Accurate color characterization of solar photovoltaic modules for building integration

Abstract

Accurate and reproducible color characterization is essential for colored building integrated photovoltaic products, both for manufacturing quality control and assessing long-term color stability. However, existing characterization techniques struggle to accurately determine color when a surface is behind a transparent layer like a solar PV laminate. In this study, we compare different colorimetric techniques and propose an innovative colorimeter based on a fiber optic spectrometer and large area illumination to address this issue. Samples with varying transparent glass thicknesses and underlying colors are laminated and characterized using a scanner, an integrated sphere spectrometer, a commercial portable colorimeter, and the proposed large area illumination colorimeter.
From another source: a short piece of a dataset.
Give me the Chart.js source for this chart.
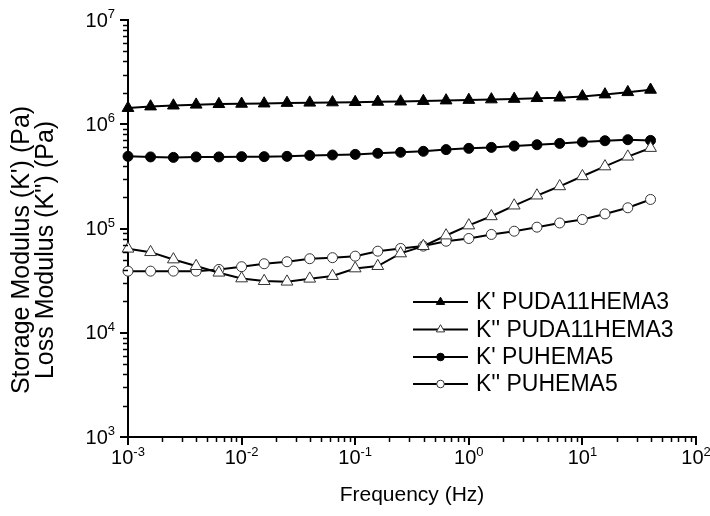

Results show that common scanners produce darker images and inaccurate color determination due to light losses in the glass. As glass thickness increases, reflectance decreases with the integrated sphere spectrometer and portable colorimeter. However, the large area illumination colorimeter exhibits only minimal signal reduction. High reflective foils experience more reflectance reduction with thicker glass than low reflective ones. All devices yield comparable results without the glass layer. The large area illumination colorimeter, compensating for light losses, proves to be a suitable solution for accurately measuring color under glass laminates using reflected light. For example, it reduces the color change from 57 (commercial portable colorimeter) to only 3 for an ivory colored glass laminate. This innovative tool has the potential to improve color characterization in building integrated photovoltaic products, enabling better manufacturing quality control and assessment of long-term color stability.